El público –progresista, de izquierda, de derecha, de cualquier lado– es tan conservador que una vez que piensa cómo le gustaría que fueran las cosas da por clausurada cualquier otra posibilidad. Está tan inseguro de lo que cree que tiene que ir al diario todos los días para que le digan “sí, están redistribuyendo” o “sí, son soberbios y autoritarios”. Pero... ¿y si el lector se está equivocando, si está siendo inducido a equivocarse, si hay datos que le faltan para cumplir el rompecabezas complejo de una realidad que es mucho más que una verdad? Seguramente, no va a ser el diario que confirma el propio relato deseado quien se lo diga. La única solución sería leer a los otros, escuchar a los otros.
Un día, a raíz de una nota, Eduardo Feimann (el Feinman malo, suponiendo que el otro es el bueno) me invitó a almorzar. Le dije que sí, elegí el restaurante más caro que se me ocurrió, miré la lista de precios, elegí el plato más caro y escuché su charla durante hora y media. Un embole. No me molestó lo facho, eso ya lo sabía. Me asombró lo terriblemente aburrido y chato de su discurso. Lo impermeable de sus convicciones. Pero creo que ver de cerca a alguien tan en las antípodas puede ser enriquecedor. Al menos para saber por qué yo no era así. Y pagó él.

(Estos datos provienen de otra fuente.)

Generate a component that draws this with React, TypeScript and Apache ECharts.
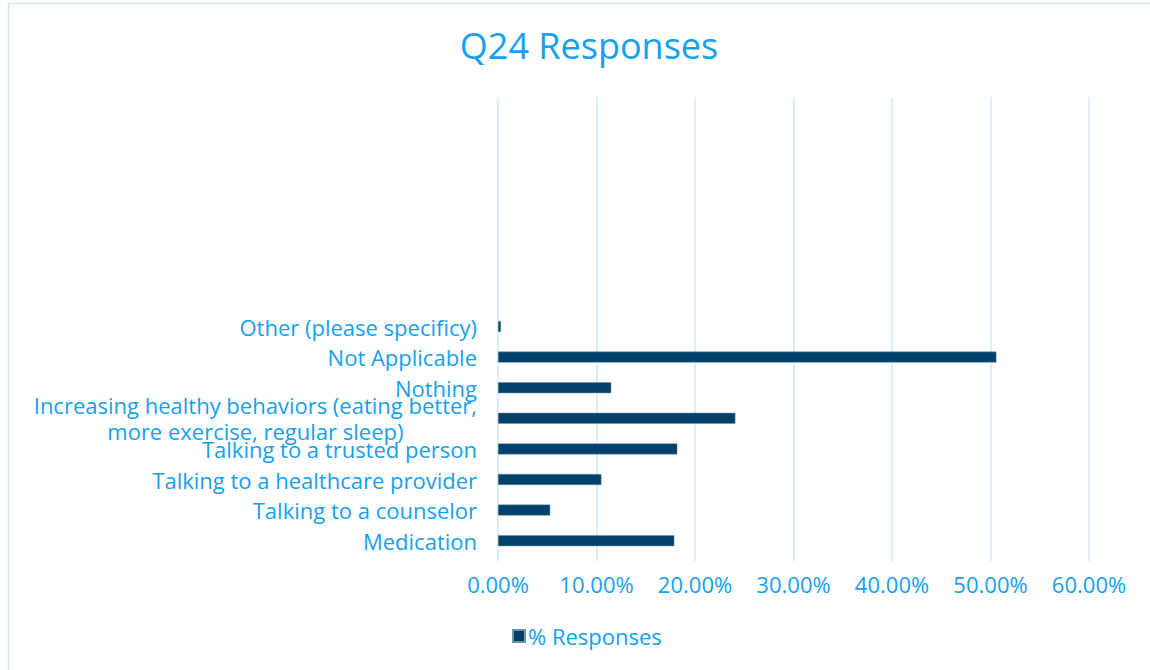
import React, { useEffect, useRef } from "react";
import * as echarts from "echarts";

const categories = [
  "Medication",
  "Talking to a counselor",
  "Talking to a healthcare provider",
  "Talking to a trusted person",
  "Increasing healthy behaviors (eating better,\nmore exercise, regular sleep)",
  "Nothing",
  "Not Applicable",
  "Other (please specificy)",
];
const values = [0.179, 0.053, 0.105, 0.182, 0.241, 0.115, 0.506, 0.003];
const seriesName = "% Responses";
const titleText = "Q24 Responses";
const xTicks = [0, 0.1, 0.2, 0.3, 0.4, 0.5, 0.6];

const BLUE = "#16A0EE";
const GRID = "#CFEAF9";
const BAR = "#00416A";
const FONT = "'Open Sans', 'Noto Sans', sans-serif";

export default function App() {
  const ref = useRef<HTMLDivElement>(null);
  useEffect(() => {
    if (!ref.current) return;
    const chart = echarts.init(ref.current, undefined, { renderer: "svg" });
    chart.setOption({
      animation: false,
      backgroundColor: "#ffffff",
      title: {
        text: titleText,
        left: 584,
        textAlign: "center",
        top: 22,
        textStyle: { color: BLUE, fontSize: 36, fontWeight: "normal", fontFamily: FONT },
      },
      graphic: [
        {
          type: "rect",
          shape: { x: 8.5, y: 3.5, width: 1150, height: 680 },
          style: { fill: "none", stroke: GRID, lineWidth: 1.5 },
          silent: true,
        },
      ],
      legend: {
        left: 507,
        top: 620,
        icon: "rect",
        itemWidth: 12,
        itemHeight: 12,
        itemGap: 6,
        textStyle: { color: BLUE, fontSize: 22, fontFamily: FONT, padding: [0, 0, 0, -2] },
        data: [seriesName],
      },
      grid: { left: 498, right: 61, top: 97, bottom: 114, containLabel: false },
      xAxis: {
        type: "value",
        min: xTicks[0],
        max: xTicks[xTicks.length - 1],
        interval: 0.1,
        axisLine: { show: false },
        axisTick: { show: true, length: 5, lineStyle: { color: GRID, width: 1.5 } },
        splitLine: { show: true, lineStyle: { color: GRID, width: 1.5 } },
        axisLabel: {
          color: BLUE,
          fontSize: 22,
          fontFamily: FONT,
          margin: 17,
          formatter: (v: number) => (v * 100).toFixed(2) + "%",
        },
      },
      yAxis: {
        type: "category",
        data: categories,
        min: 0,
        max: 14,
        axisLine: { show: false },
        axisTick: { show: false },
        splitLine: { show: false },
        axisLabel: {
          color: BLUE,
          fontSize: 22,
          fontFamily: FONT,
          margin: 21,
          lineHeight: 26,
          align: "right",
          formatter: (v: string) =>
            v
              .split("\n")
              .map((line) => "{c|" + line + "}")
              .join("\n"),
          rich: {
            c: {
              align: "center",
              color: BLUE,
              fontSize: 22,
              fontFamily: FONT,
              lineHeight: 26,
            },
          },
        },
      },
      series: [
        {
          name: seriesName,
          type: "bar",
          data: values,
          barWidth: 11,
          itemStyle: { color: BAR, borderColor: "#6F93AD", borderWidth: 0.5 },
        },
      ],
    });
    return () => chart.dispose();
  }, []);
  return (
    <div
      ref={ref}
      style={{ position: "absolute", left: 0, top: 0, width: 1150, height: 670 }}
    />
  );
}
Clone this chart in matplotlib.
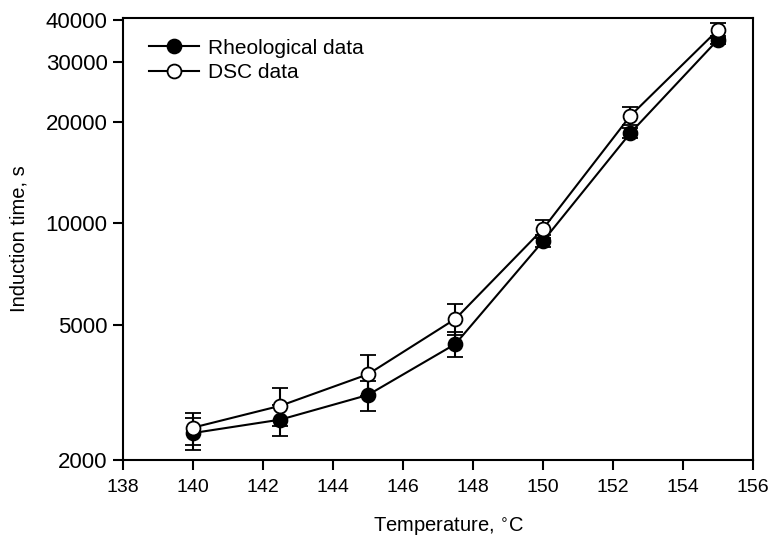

Hagan la prueba. Lectores de Página, lean La Nación y empiecen a desconfiar de Página. Lectores de La Nación, lean Página y empiecen a desconfiar de La Nación. Verán que el mundo es mucho, mucho más rico.
Cómo me gustaría trabajar en un diario tan desprejuiciado, inteligente y provocador como para permitirme publicar esta nota. Pero no sé, parece que Bonasso acaba de denunciar que a Crítica de la Argentina la compró General Motors.